Zur Ablenkung und Stimmungsaufhellung hänge ich Kunstdrucke in meinem Büro auf, die umgehend als Gemeinschaft förderndes Moment in die Belegschaft hinein wirken, alle fünf Minuten bleibt jemand mit der Kaffeetasse in der Tür stehen und bittet um eine Führung durch die Galerie. Wir kommen wieder ins Gespräch, können ein bisschen lachen und leise fluchen.

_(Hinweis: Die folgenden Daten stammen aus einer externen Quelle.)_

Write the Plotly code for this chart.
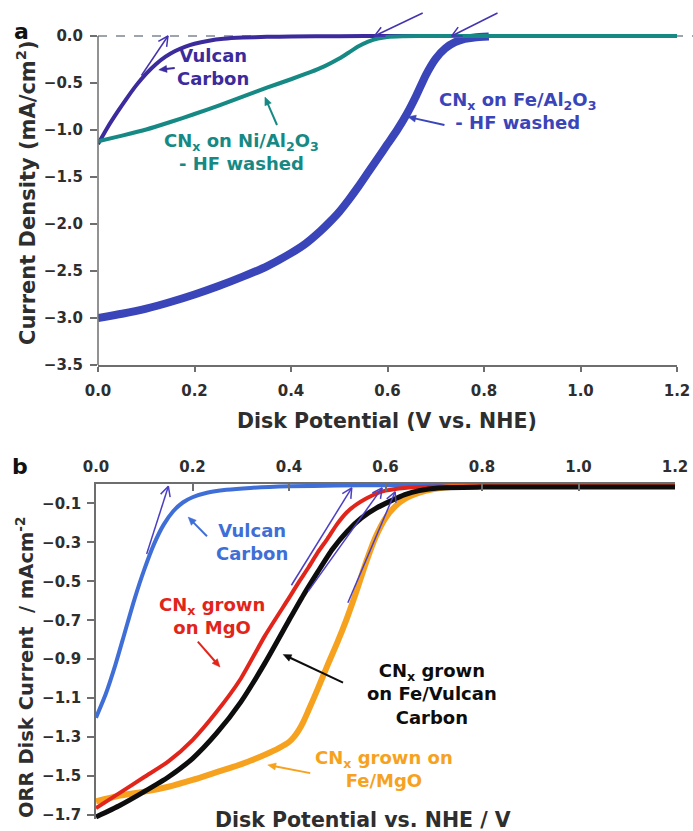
import math
import plotly.graph_objects as go

W, H = 693, 831
FONT = "DejaVu Sans"

# ---------------- panel a: CNx on Al2O3 supports ----------------
a_vulcan_v = [0.00, 0.02, 0.04, 0.06, 0.08, 0.10, 0.12, 0.14, 0.16, 0.18, 0.20,
              0.23, 0.26, 0.30, 0.35, 0.40, 0.50, 0.60, 0.80]
a_vulcan_j = [-1.15, -0.97, -0.81, -0.66, -0.52, -0.40, -0.30, -0.22, -0.16, -0.115, -0.082,
              -0.05, -0.03, -0.017, -0.009, -0.005, -0.002, 0.0, 0.0]

a_ni_v = [0.00, 0.05, 0.10, 0.15, 0.20, 0.25, 0.30, 0.35, 0.40, 0.44, 0.47, 0.50,
          0.52, 0.54, 0.56, 0.58, 0.60, 0.63, 0.70, 0.80, 1.00, 1.20]
a_ni_j = [-1.12, -1.06, -0.995, -0.915, -0.83, -0.74, -0.645, -0.55, -0.46, -0.385, -0.32, -0.24,
          -0.175, -0.11, -0.06, -0.027, -0.01, -0.003, 0.0, 0.0, 0.0, 0.0]

a_fe_v = [0.00, 0.05, 0.10, 0.15, 0.20, 0.25, 0.30, 0.35, 0.40, 0.43, 0.46, 0.48,
          0.50, 0.52, 0.54, 0.56, 0.58, 0.60, 0.62, 0.64, 0.66, 0.68, 0.70, 0.72,
          0.74, 0.76, 0.78, 0.81]
a_fe_j = [-3.00, -2.955, -2.90, -2.83, -2.75, -2.66, -2.56, -2.45, -2.31, -2.21, -2.08, -1.98,
          -1.87, -1.74, -1.60, -1.45, -1.30, -1.15, -1.00, -0.83, -0.63, -0.41, -0.24, -0.13,
          -0.065, -0.03, -0.015, -0.005]

a_yticks = [0.0, -0.5, -1.0, -1.5, -2.0, -2.5, -3.0, -3.5]
a_xticks = [0.0, 0.2, 0.4, 0.6, 0.8, 1.0, 1.2]

# ---------------- panel b: CNx grown on MgO / Vulcan ----------------
b_vulcan_v = [0.00, 0.02, 0.04, 0.06, 0.08, 0.10, 0.12, 0.14, 0.16, 0.18, 0.20,
              0.23, 0.27, 0.32, 0.40, 0.50, 0.60, 0.80]
b_vulcan_j = [-1.20, -1.08, -0.93, -0.76, -0.59, -0.44, -0.31, -0.21, -0.14, -0.095, -0.068,
              -0.045, -0.03, -0.02, -0.012, -0.008, -0.006, -0.005]

b_mgo_v = [0.00, 0.05, 0.10, 0.15, 0.20, 0.25, 0.30, 0.35, 0.40, 0.42, 0.44, 0.46,
           0.48, 0.50, 0.52, 0.54, 0.56, 0.58, 0.60, 0.64, 0.70, 0.80, 1.00, 1.20]
b_mgo_j = [-1.665, -1.585, -1.505, -1.425, -1.315, -1.17, -1.00, -0.78, -0.585, -0.505, -0.43, -0.35,
           -0.28, -0.205, -0.145, -0.105, -0.075, -0.05, -0.034, -0.02, -0.014, -0.012, -0.012, -0.012]

b_femgo_v = [0.00, 0.05, 0.10, 0.15, 0.20, 0.25, 0.30, 0.35, 0.38, 0.40, 0.41, 0.42,
             0.43, 0.44, 0.46, 0.48, 0.50, 0.52, 0.54, 0.56, 0.58, 0.60, 0.62, 0.64,
             0.67, 0.70, 0.75, 0.80, 1.00, 1.20]
b_femgo_j = [-1.63, -1.60, -1.58, -1.555, -1.52, -1.48, -1.44, -1.39, -1.355, -1.325, -1.30, -1.265,
             -1.22, -1.165, -1.05, -0.93, -0.815, -0.69, -0.55, -0.40, -0.27, -0.175, -0.115, -0.077,
             -0.045, -0.026, -0.013, -0.01, -0.01, -0.01]

b_fevc_v = [0.00, 0.05, 0.10, 0.15, 0.20, 0.25, 0.30, 0.35, 0.40, 0.43, 0.46, 0.49,
            0.52, 0.55, 0.58, 0.61, 0.64, 0.67, 0.71, 0.80, 1.00, 1.20]
b_fevc_j = [-1.71, -1.65, -1.58, -1.505, -1.41, -1.28, -1.12, -0.92, -0.70, -0.57, -0.45, -0.335,
            -0.245, -0.175, -0.125, -0.088, -0.055, -0.034, -0.02, -0.016, -0.016, -0.016]

b_yticks = [-0.1, -0.3, -0.5, -0.7, -0.9, -1.1, -1.3, -1.5, -1.7]
b_xticks = [0.0, 0.2, 0.4, 0.6, 0.8, 1.0, 1.2]

# onset tangents (tail -> head), per panel
a_tangents = [((0.09, -0.42), (0.145, 0.0)),
              ((0.673, 0.245), (0.573, 0.0)),
              ((0.828, 0.245), (0.733, 0.0))]
b_tangents = [((0.105, -0.36), (0.150, -0.012)),
              ((0.405, -0.52), (0.530, -0.02)),
              ((0.440, -0.55), (0.593, -0.02)),
              ((0.522, -0.61), (0.620, -0.04))]

# ---------------- colours ----------------
C_INDIGO = "#3b2b9c"
C_TEAL = "#168984"
C_FE = "#3a45b9"
C_BLUE = "#3f6fd6"
C_RED = "#e1251b"
C_BLACK = "#0d0d0d"
C_ORANGE = "#f6a21e"
C_TAN_A = "#4433b0"
C_TAN_B = "#4b3fc4"
C_AXIS = "#6e6e6e"
C_TEXT = "#2e2e2e"


def px_x(px):
    return px / W


def px_y(py):
    return (H - py) / H


# panel geometry in pixels
A_L, A_R = 98, 677
A_TOP0, A_BOT = 36, 365          # y of 0.0 and -3.5
A_YMAX = 0.30                    # head-room above zero for the onset arrows
a_ppu = (A_BOT - A_TOP0) / 3.5
B_L, B_R = 96, 675
B_TOP0, B_BOT = 484, 815         # y of 0.0 and -1.7
b_ppu = (B_BOT - B_TOP0) / 1.7
B_YMIN = -1.72

GEOM = {
    "a": dict(L=A_L, ppx=(A_R - A_L) / 1.2, T0=A_TOP0, ppu=a_ppu, xa="x", ya="y"),
    "b": dict(L=B_L, ppx=(B_R - B_L) / 1.2, T0=B_TOP0, ppu=b_ppu, xa="x2", ya="y2"),
}

fig = go.Figure()


def curve(x, y, color, width, panel):
    g = GEOM[panel]
    fig.add_trace(go.Scatter(x=x, y=y, mode="lines",
                             line=dict(color=color, width=width, shape="spline", smoothing=0.6),
                             xaxis=g["xa"], yaxis=g["ya"], showlegend=False, hoverinfo="skip"))


# panel a curves
curve(a_vulcan_v, a_vulcan_j, C_INDIGO, 4, "a")
curve(a_fe_v, a_fe_j, C_FE, 8, "a")
curve(a_ni_v, a_ni_j, C_TEAL, 4, "a")

# panel b curves
curve(b_vulcan_v, b_vulcan_j, C_BLUE, 4, "b")
curve(b_femgo_v, b_femgo_j, C_ORANGE, 6, "b")
curve(b_mgo_v, b_mgo_j, C_RED, 4, "b")
curve(b_fevc_v, b_fevc_j, C_BLACK, 5, "b")


def arrow(tail, head, panel, color, width, kind):
    """Arrow from tail to head (data units); the head is laid out in screen pixels."""
    g = GEOM[panel]
    tx, ty = g["L"] + tail[0] * g["ppx"], g["T0"] - tail[1] * g["ppu"]
    hx, hy = g["L"] + head[0] * g["ppx"], g["T0"] - head[1] * g["ppu"]
    n = math.hypot(hx - tx, hy - ty)
    ux, uy = (hx - tx) / n, (hy - ty) / n

    def back(px, py):
        return (px - g["L"]) / g["ppx"], (g["T0"] - py) / g["ppu"]

    common = dict(xaxis=g["xa"], yaxis=g["ya"], showlegend=False, hoverinfo="skip")
    if kind == "open":
        arms = []
        for s in (1, -1):
            a = math.radians(27) * s
            rx = ux * math.cos(a) - uy * math.sin(a)
            ry = ux * math.sin(a) + uy * math.cos(a)
            arms.append(back(hx - 11 * rx, hy - 11 * ry))
        xs = [tail[0], head[0], None, arms[0][0], head[0], arms[1][0]]
        ys = [tail[1], head[1], None, arms[0][1], head[1], arms[1][1]]
        fig.add_trace(go.Scatter(x=xs, y=ys, mode="lines", line=dict(color=color, width=width),
                                 **common))
    else:
        hl, hw = 8, 3.5
        bx, by = hx - hl * ux, hy - hl * uy
        shaft_end = back(bx + 1 * ux, by + 1 * uy)
        fig.add_trace(go.Scatter(x=[tail[0], shaft_end[0]], y=[tail[1], shaft_end[1]], mode="lines",
                                 line=dict(color=color, width=width), **common))
        p1 = back(bx - hw * uy, by + hw * ux)
        p2 = back(bx + hw * uy, by - hw * ux)
        fig.add_trace(go.Scatter(x=[head[0], p1[0], p2[0], head[0]], y=[head[1], p1[1], p2[1], head[1]],
                                 mode="lines", fill="toself", fillcolor=color,
                                 line=dict(color=color, width=0.5), **common))


for tail, head in a_tangents:
    arrow(tail, head, "a", C_TAN_A, 1.5, "open")
for tail, head in b_tangents:
    arrow(tail, head, "b", C_TAN_B, 1.5, "open")

# pointers from the labels to their curves
arrow((0.159, -0.34), (0.126, -0.36), "a", C_INDIGO, 2, "filled")
arrow((0.371, -0.947), (0.346, -0.65), "a", C_TEAL, 2, "filled")
arrow((0.718, -0.947), (0.642, -0.86), "a", C_FE, 2, "filled")
arrow((0.23, -0.268), (0.191, -0.17), "b", C_BLUE, 2, "filled")
arrow((0.211, -0.81), (0.257, -0.94), "b", C_RED, 2, "filled")
arrow((0.512, -1.02), (0.388, -0.876), "b", C_BLACK, 2, "filled")
arrow((0.444, -1.485), (0.356, -1.443), "b", C_ORANGE, 2, "filled")

tickfont = dict(family=FONT, size=15, color=C_TEXT, weight="bold")
common_ax = dict(tickformat=".1f", tickwidth=1.5, tickcolor=C_AXIS, showgrid=False,
                 zeroline=False, tickfont=tickfont, automargin=False)

fig.update_layout(
    width=W, height=H,
    margin=dict(l=0, r=0, t=0, b=0, pad=0, autoexpand=False),
    paper_bgcolor="white", plot_bgcolor="white",
    xaxis=dict(domain=[px_x(A_L), px_x(A_R)], range=[0, 1.2], anchor="y",
               tickvals=a_xticks, ticks="outside", ticklen=5,
               showline=True, linecolor=C_AXIS, linewidth=1.5, ticklabelstandoff=6, **common_ax),
    yaxis=dict(domain=[px_y(A_BOT), px_y(A_TOP0 - A_YMAX * a_ppu)],
               range=[-3.5, A_YMAX], anchor="x",
               tickvals=a_yticks, ticks="outside", ticklen=7,
               showline=False, ticklabelstandoff=4, **common_ax),
    xaxis2=dict(domain=[px_x(B_L), px_x(B_R)], range=[0, 1.2], anchor="y2", side="top",
                tickvals=b_xticks, ticks="inside", ticklen=7,
                showline=True, linecolor=C_AXIS, linewidth=1.5, ticklabelstandoff=4, **common_ax),
    yaxis2=dict(domain=[px_y(B_BOT + (-1.7 - B_YMIN) * b_ppu), px_y(B_TOP0)],
                range=[B_YMIN, 0.0], anchor="x2",
                tickvals=b_yticks, ticks="outside", ticklen=7,
                showline=True, linecolor=C_AXIS, linewidth=1.5, ticklabelstandoff=3, **common_ax),
)

# panel a: y-axis spine from -3.5 to 0 and the dashed zero line
fig.add_shape(type="line", xref="paper", yref="y", x0=px_x(A_L), x1=px_x(A_L), y0=-3.5, y1=0.0,
              line=dict(color=C_AXIS, width=1.5))
fig.add_shape(type="line", xref="paper", yref="y", x0=px_x(A_L), x1=1.0, y0=0.0, y1=0.0,
              line=dict(color="#7c8792", width=1.5, dash="dash"), layer="below")

ann = []


def label(text, x, y, xr, yr, color, size=18):
    ann.append(dict(x=x, y=y, xref=xr, yref=yr, text=text, showarrow=False,
                    xanchor="center", yanchor="middle", align="center",
                    font=dict(family=FONT, size=size, color=color, weight="bold")))


# panel a labels
label("Vulcan<br>Carbon", 0.238, -0.33, "x", "y", C_INDIGO)
label("CN<sub>x</sub> on Ni/Al<sub>2</sub>O<sub>3</sub><br>- HF washed", 0.298, -1.235, "x", "y", C_TEAL)
label("CN<sub>x</sub> on Fe/Al<sub>2</sub>O<sub>3</sub><br>- HF washed", 0.87, -0.80, "x", "y", C_FE)

# panel b labels
label("Vulcan<br>Carbon", 0.323, -0.30, "x2", "y2", C_BLUE)
label("CN<sub>x</sub> grown<br>on MgO", 0.24, -0.68, "x2", "y2", C_RED)
label("CN<sub>x</sub> grown<br>on Fe/Vulcan<br>Carbon", 0.696, -1.08, "x2", "y2", C_BLACK)
label("CN<sub>x</sub> grown on<br>Fe/MgO", 0.597, -1.464, "x2", "y2", C_ORANGE)


def paper_text(text, xpx, ypx, size, angle=0, color=C_TEXT):
    ann.append(dict(x=px_x(xpx), y=px_y(ypx), xref="paper", yref="paper", text=text,
                    showarrow=False, xanchor="center", yanchor="middle", textangle=angle,
                    font=dict(family=FONT, size=size, color=color, weight="bold")))


paper_text("a", 21, 31, 22, color="#111111")
paper_text("b", 20, 467, 22, color="#111111")
paper_text("Current Density (mA/cm<sup>2</sup>)", 26, 193, 21, angle=-90)
paper_text("Disk Potential (V vs. NHE)", 387, 421, 20.5)
paper_text("ORR Disk Current  / mAcm<sup>-2</sup>", 25, 668, 19.5, angle=-90)
paper_text("Disk Potential vs. NHE / V", 363, 820, 20.5)

fig.update_layout(annotations=ann)

fig.write_html("out.html")
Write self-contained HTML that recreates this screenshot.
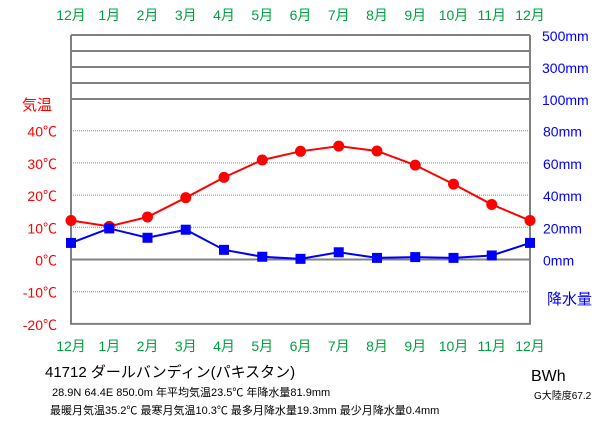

Dann wird es ein paar Tage sehr dunkel in mir. Ich muss etwas verabschieden, das mir wichtig geworden ist, das ich unter keinen Umständen jetzt oder in naher Zukunft aus meinen Rippen schneiden will. Ich fahre weiter rein in die Berge, verbringe zwei Tage nahe am See und schaue zum Karwendel, dem alten Massiv.

By now I know you
I know how to trust

Ich öffne meine Hände. Langsam. Einen Finger nach dem anderen. Es dauert die ganze Nacht. Ich schlafe kaum und bin froh, als es um Fünf heller wird. In meinem Gedanken- und Gefühlsgewebe werden alle Fäden lose und fallen auseinander. Das ist kein Teppich mehr und kein Halt. Es muss auseinander fallen und ich muss fallen und ich falle nicht zum ersten Mal und ich falle nicht allein.

Yoda: Train yourself to let go of everything you fear to lose.

Sylvia Plath: Der Blutstrom ist ein Gedicht, stillen kann man ihn nicht.

Mary Oliver: Love for the earth and love for you are having such a long conversation in my heart.

Wie lange es mich beschäftigt, wenn jemand oder etwas schön ist; ein Verhalten, ein Stoff, ein Mundwinkel.

Richard Rohr: Filling the tragic gap with pure presence. Often in the presence of nothing. Or even death.

Mein schimmerndes schwarzes Herz.

Richard Rohr: If you keep showing up, the spirit will keep working.

Die Legendenfreundin: Das Leiden ist ohnehin da. Es ist das Erlauben, das den Unterschied macht.

Yoda: On many long journeys have I gone.
And waited, too, for others to return from journeys of their own.
Some return; some are broken; some come back so different only their names remain.

Zeig mir, wie es geht.

Mary Oliver: I tell you this to break your heart, by which I mean, that it breaks open and never close again to the rest of the world.

Ich habe dich geliebt, bevor du da warst. Ich habe die Idee geliebt, dass es so etwas wie dich geben könnte.